Modifying State Variable Order or Type. Your MyUpgradeableContractV2 must not change the order or type of existing state variables (_value, name) from MyUpgradeableContract. Doing so leads to storage collisions, where new variables overwrite old data, resulting in catastrophic data loss. Only add new variables at the end.

Forgetting __initializer or Calling it Multiple Times. The initializer function is critical for setting up your contract state. Forgetting to call it during deployment or calling it again after the initial deployment will leave your contract in an uninitialized or broken state. OpenZeppelin's deployProxy handles the initial call, but manual calls require care.

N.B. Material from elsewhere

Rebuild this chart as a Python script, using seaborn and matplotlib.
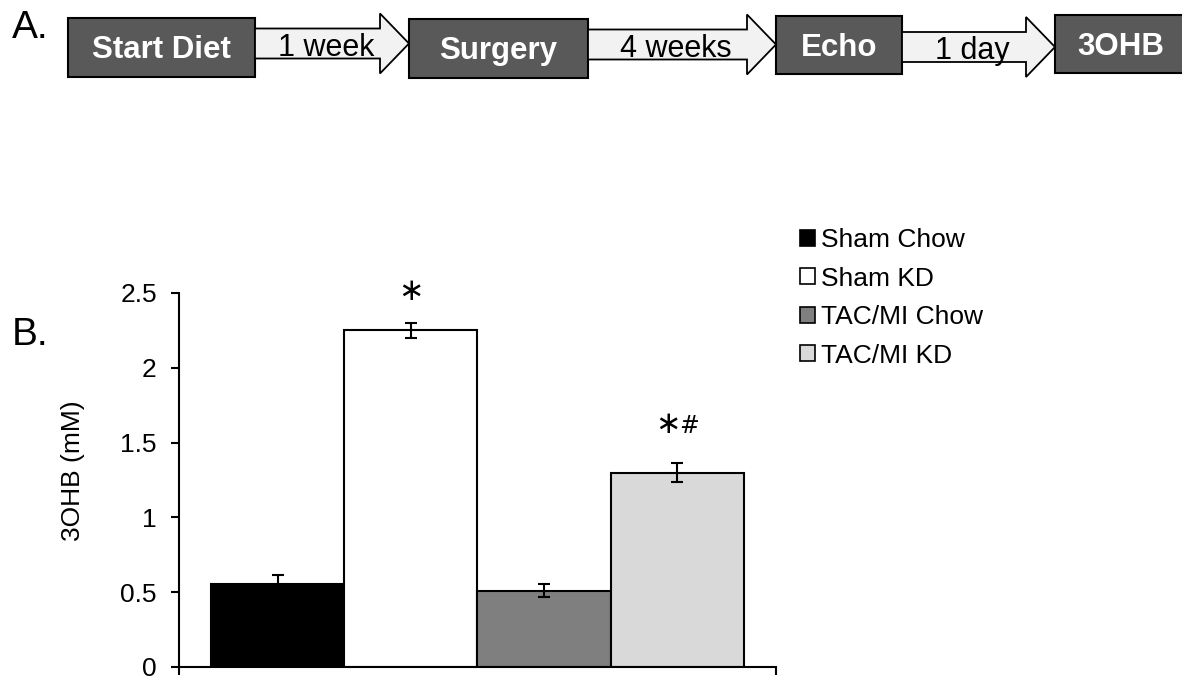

Weak _authorizeUpgrade Protection. If your _authorizeUpgrade function (in UUPS) is not adequately secured (e.g., onlyOwner where owner is a single EOA), a compromised private key can lead to an immediate, unauthorized, and potentially malicious upgrade, bricking your protocol or stealing funds.

Not Testing the Upgrade Path. Deploying V1, making some transactions, then deploying V2 and verifying all V1 functionality works and V2 additions integrate seamlessly is crucial. Many issues only surface during this end-to-end upgrade test.

Using constructor in the Implementation Contract. Any logic in a constructor of your implementation contract will only run when the implementation contract itself is deployed, not when the proxy points to it. This means your proxy contract's state will not be initialized correctly. Always use initializer functions with OpenZeppelin's Initializable base.